Normally with the Akkon DRL Projector headlights installed, one could just turn the parking lights to “ON” and the C-DRL would light up like shown below; however, when turning on the parking lights two other things happen:

  1. Other interior lights turn on…
    obviously the gauge cluster backlighting, interior switch lighting, and taillights will also turn on, because that’s how the OEM light stalk works; however…
  2. …I can’t easily read the screen
    More importantly for me – when the parking lights are switched on, my head unit switches the screen color scheme from “daytime mode” to “night mode”. Night mode lowers the screen brightness and flips the color scheme to a darker, easier-to-read-at-night interface, which actually does the complete opposite during the day and makes it harder to read when it’s bright outside!

So, if I wanted to turn the DRLs on during the day (I mean, they’re called DAYTIME Running Lights for a reason, right?) I knew I had to mod the wiring on the Akkon headlamps to isolate the C-DRL portion + come up with a way to be able to turn the C-DRL on independently of the rest of the vehicle’s parking light function. I also wanted to retain the ability to switch the DRLs on and off at will, so that would require an actual separate toggle switch. After brainstorming a few ideas, I went to the Internet and eventually came across an item that finalized the solution: an aftermarket OEM-style DRL push button switch:

The DRL switch was not a “universal type”, but one designed to be a perfect match for the 2nd-gen OEM Nissan Frontier. The aftermarket DRL switch matches the shape, texture, and styling of the OEM switches that are found on the lower-center console as well as on the left side of the steering wheel (where I planned on installing this DRL switch). I really liked the “stealthy” nature of the switch since it blended in with OEM (not some obviously non-matching universal aftermarket switch). The switch came with a pre-wired pigtail harness to make installation just that much easier for DIY. I placed an order and 2 weeks later it was delivered.

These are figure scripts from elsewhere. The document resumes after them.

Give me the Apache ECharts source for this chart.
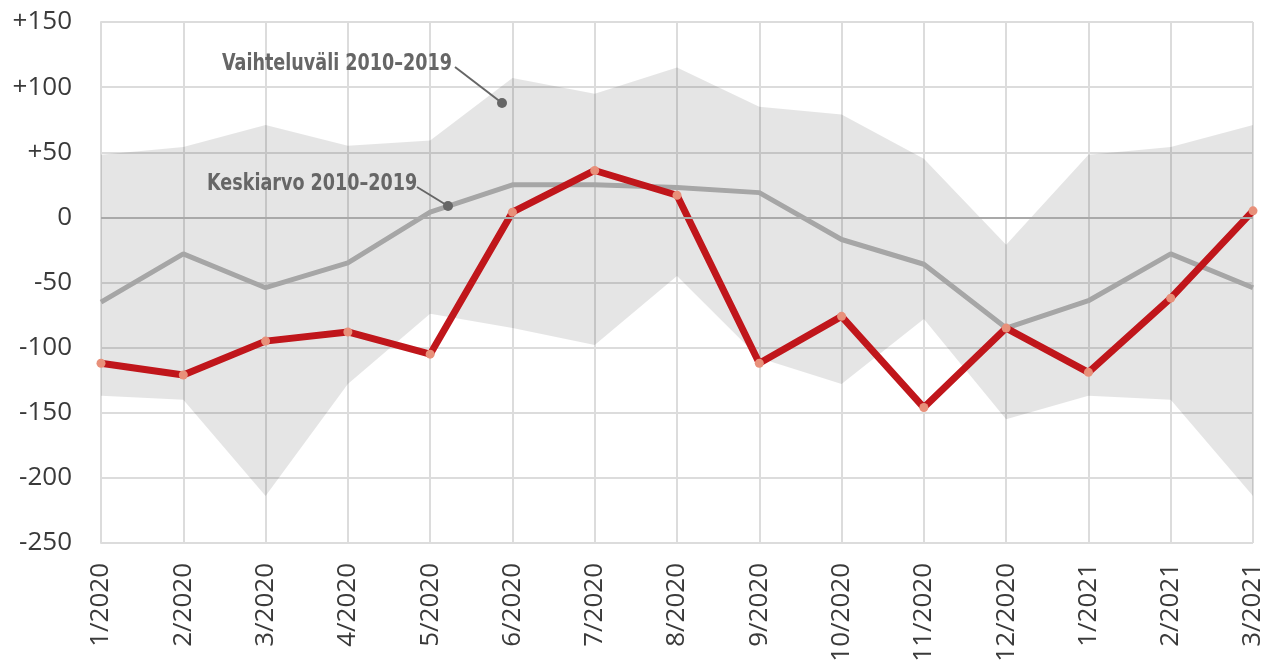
<!DOCTYPE html>
<html><head><meta charset="utf-8">
<script src="https://cdn.jsdelivr.net/npm/echarts@6/dist/echarts.min.js"></script>
<style>html,body{margin:0;padding:0;background:#fff}#c{width:1274px;height:665px}</style>
</head><body><div id="c"></div>
<script>
const categories = ['1/2020','2/2020','3/2020','4/2020','5/2020','6/2020','7/2020','8/2020','9/2020','10/2020','11/2020','12/2020','1/2021','2/2021','3/2021'];
const actual = [-112,-121,-95,-88,-105,4,36,17,-112,-76,-146,-85,-119,-62,5];
const mean2010_2019 = [-65,-28,-54,-35,4,25,25,23,19,-17,-36,-85,-64,-28,-54];
const rangeUpper = [48,54,71,55,59,107,95,115,85,79,45,-21,48,54,71];
const rangeLower = [-137,-140,-214,-128,-74,-85,-98,-45,-108,-128,-78,-155,-137,-140,-214];
const yTicks = {min:-250, max:150, interval:50};
const labelRange = 'Vaihteluväli 2010–2019';
const labelMean = 'Keskiarvo 2010–2019';

const bandDiff = rangeUpper.map((u,i)=>u-rangeLower[i]);
const chart = echarts.init(document.getElementById('c'));
const annFont = 'bold 23px "DejaVu Sans Condensed", "Liberation Sans Narrow", sans-serif';
chart.setOption({
  animation:false,
  grid:{left:101,right:21,top:22,bottom:122},
  xAxis:{type:'category',data:categories,boundaryGap:false,
    axisLine:{lineStyle:{color:'#dcdcdc',width:2}},
    axisTick:{show:false},
    splitLine:{show:true,lineStyle:{color:'#dcdcdc',width:2}},
    axisLabel:{rotate:90,interval:0,margin:20,fontSize:26,color:'#3a3a3a',fontFamily:'"Open Sans", sans-serif'}},
  yAxis:{type:'value',min:yTicks.min,max:yTicks.max,interval:yTicks.interval,
    axisLine:{show:true,lineStyle:{color:'#dcdcdc',width:2}},
    axisTick:{show:false},
    splitLine:{lineStyle:{color:'#dcdcdc',width:2}},
    axisLabel:{margin:29,fontSize:26,color:'#3a3a3a',fontFamily:'"Open Sans", sans-serif',
      formatter:v=>v>0?'+'+v:String(v)}},
  series:[
    {type:'line',data:rangeLower,stack:'band',stackStrategy:'all',symbol:'none',lineStyle:{opacity:0},silent:true},
    {type:'line',data:bandDiff,stack:'band',stackStrategy:'all',symbol:'none',lineStyle:{opacity:0},
      areaStyle:{color:'rgba(0,0,0,0.1)',opacity:1},silent:true},
    {type:'line',data:mean2010_2019,symbol:'none',lineStyle:{color:'#a6a6a6',width:5},z:3,
      markLine:{silent:true,symbol:'none',label:{show:false},lineStyle:{color:'#a9a9a9',width:2,type:'solid'},data:[{yAxis:0}]}},
    {type:'line',data:actual,symbol:'circle',symbolSize:9,showAllSymbol:true,
      itemStyle:{color:'#e8907a',borderWidth:0},lineStyle:{color:'#c0161b',width:7},z:4}
  ],
  graphic:[
    {type:'text',x:222,y:64,scaleX:0.85,style:{text:labelRange,font:annFont,fill:'#666',verticalAlign:'middle'},z:10},
    {type:'line',shape:{x1:455,y1:67,x2:502,y2:103},style:{stroke:'#666',lineWidth:2},z:10},
    {type:'circle',shape:{cx:502,cy:103,r:5},style:{fill:'#666'},z:10},
    {type:'text',x:207,y:184,scaleX:0.85,style:{text:labelMean,font:annFont,fill:'#666',verticalAlign:'middle'},z:10},
    {type:'line',shape:{x1:417,y1:187,x2:448,y2:206},style:{stroke:'#666',lineWidth:2},z:10},
    {type:'circle',shape:{cx:448,cy:206,r:5},style:{fill:'#666'},z:10}
  ]
});
</script></body></html>
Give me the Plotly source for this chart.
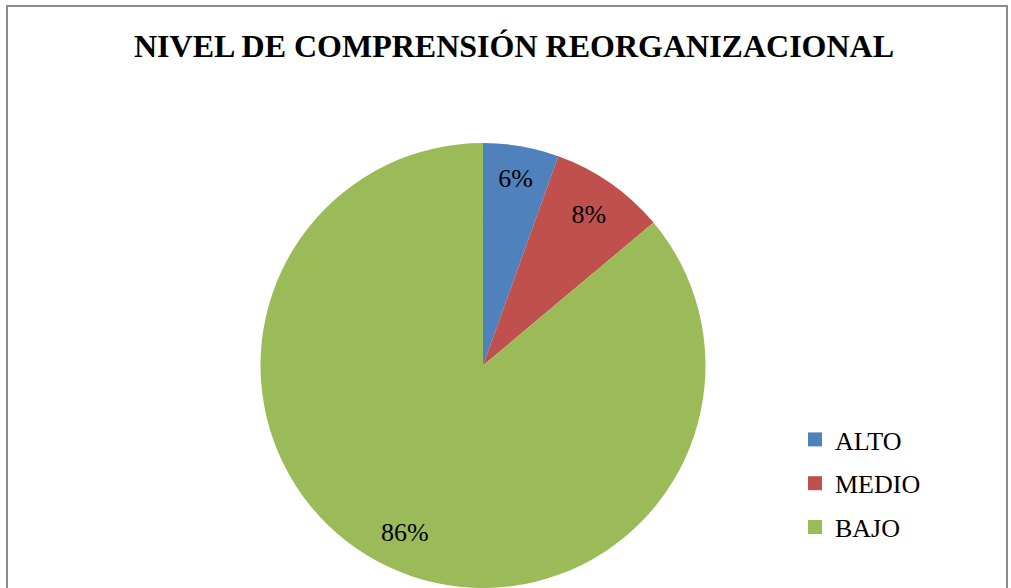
import plotly.graph_objects as go

# data
niveles = ["ALTO", "MEDIO", "BAJO"]
porcentajes = [5.5, 8.4, 86.1]
colores = ["#4F81BD", "#C0504D", "#9BBB59"]

W, H = 1011, 588
CX, CY, R = 483, 365.5, 222.5   # pie centre / radius in pixels
HOLE = 0.66                     # labels sit at ~0.83 R like the Excel original

serif = "Liberation Serif"


def dom(cx, cy, r):
    return dict(x=[(cx - r) / W, (cx + r) / W], y=[max(0, (H - cy - r) / H), (H - cy + r) / H])


fig = go.Figure()

# outer ring carries the percentage labels
fig.add_trace(go.Pie(
    labels=niveles, values=porcentajes, sort=False, direction="clockwise", rotation=0,
    hole=HOLE, marker=dict(colors=colores, line=dict(width=0)),
    texttemplate="%{percent:.0%}", textposition="inside", insidetextorientation="horizontal",
    textfont=dict(family=serif, size=26, color="black"),
    insidetextfont=dict(family=serif, size=26, color="black"),
    hoverinfo="label+percent", showlegend=False,
    domain=dict(x=[(CX - R) / W, (CX + R) / W], y=[0, (H - CY + R) / H]),
))

# inner disc fills the hole
fig.add_trace(go.Pie(
    labels=niveles, values=porcentajes, sort=False, direction="clockwise", rotation=0,
    marker=dict(colors=colores, line=dict(width=0)),
    textinfo="none", hoverinfo="label+percent", showlegend=False,
    domain=dom(CX, CY, R * HOLE + 1),
))

# legend entries as separate traces so the spacing can be controlled
for nombre, color in zip(niveles, colores):
    fig.add_trace(go.Scatter(
        x=[None], y=[None], mode="markers", name=nombre, legendgroup=nombre,
        marker=dict(symbol="square", size=14, color=color),
    ))

fig.update_layout(
    width=W, height=H,
    margin=dict(l=0, r=0, t=0, b=0),
    paper_bgcolor="white", plot_bgcolor="white",
    title=dict(text="<b>NIVEL DE COMPRENSIÓN REORGANIZACIONAL</b>", x=514 / W, xanchor="center",
               y=1 - 46 / H, yanchor="middle",
               font=dict(family=serif, size=32, color="black")),
    xaxis=dict(visible=False), yaxis=dict(visible=False),
    legend=dict(x=795 / W, y=1 - 416 / H, xanchor="left", yanchor="top",
                font=dict(family=serif, size=26, color="black"),
                tracegroupgap=7, itemsizing="trace", bgcolor="rgba(0,0,0,0)"),
    shapes=[dict(type="rect", xref="paper", yref="paper", x0=7 / W, x1=1007 / W, y0=-0.1, y1=1 - 6 / H,
                 line=dict(color="#8C8C8C", width=2))],
)

# the page is photographed at exactly the figure size, so drop the default body margin
fig.write_html("out.html", config={"displayModeBar": False},
               post_script="document.body.style.margin='0';")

As far as the switch itself goes, the build quality felt good, the push button action matched OEM, and the dimensions and attachment points were correct. Zero mods were required to install the switch into the dash panel – it snapped into place using the same tabs that the Cargo Switch (and the switch blank next to it) used. I did a dry fit to see how it actually looked, and when installed in the dash panel it looked perfect:

So far so good! But wait… when it came time to test the wiring and switch functionality, I discovered that the backlighting was way too bright for my tastes! Here’s a comparison of the un-modified DRL switch and the OEM Cargo Lamp switch on the Frontier dash with illumination on:

I really wanted the “DRL” illumination here to match the other OEM switches, so I took apart the DRL switch to get a look at the inner workings to see how I could reduce the brightness of the backlighting. With the help of a few prying tools, I took the switch apart and with some multimeter testing I identified the function of each of the 2 LEDs on the circuit board (the Sharpie labels are mine):

At first, I was debating on how to reduce the brightness of the “illumination” LED (Should I use paint to tint it? Add a resistor?) but then when I thought about how I initially wanted the switch to work. It turns out that the “illumination” LED was not needed at all. Instead, the “on” LED should provide enough brightness to also shine through the “DRL” lettering with just enough light to have it match the cargo lamp switch intensity. So, I just snipped the contacts of the illumination LED to disable it, and my suspicion/guess turned out to be right – the “DRL” lettering now matched the cargo lamp switch lighting perfectly:

With the DRL switch lighting sorted out, the only thing left was to connect the DRL switch to the output wire leading to the C-DRLs (which I already pre-wired back when I installed the headlamps.)

So, to recap –the new DRL switch functions as follows:

  1. Auto-On: The DRL switch is a mechanical two-position type so it does not reset when I turn the truck on or off. In other words, I can leave the DRL switch in the “ON” position, I do not have to turn them on each time I start the vehicle.
  2. Auto-Off with Vehicle: KEY ON sends power to the DRL switch. KEY OFF cuts power. I did not go directly to 12V+ because I wanted the DRLs to automatically turn off when I turn the truck off.
  3. Daytime Switch Illumination: The DRL light and DRL text will light up when the switch is toggled ON.
  4. Nighttime Switch Illumination: When I turn the light stalk to ACC or Headlight ON, the DRL switch will illuminate regardless of switch position since the C-DRLs are normally on with the parking lights and with the headlamps anyways.

So that’s it. Now I can have the DRLs on whenever I want, without having to turn the parking lights on, without having the gauge cluster illumination turn on, and without changing the night/day mode on my head unit!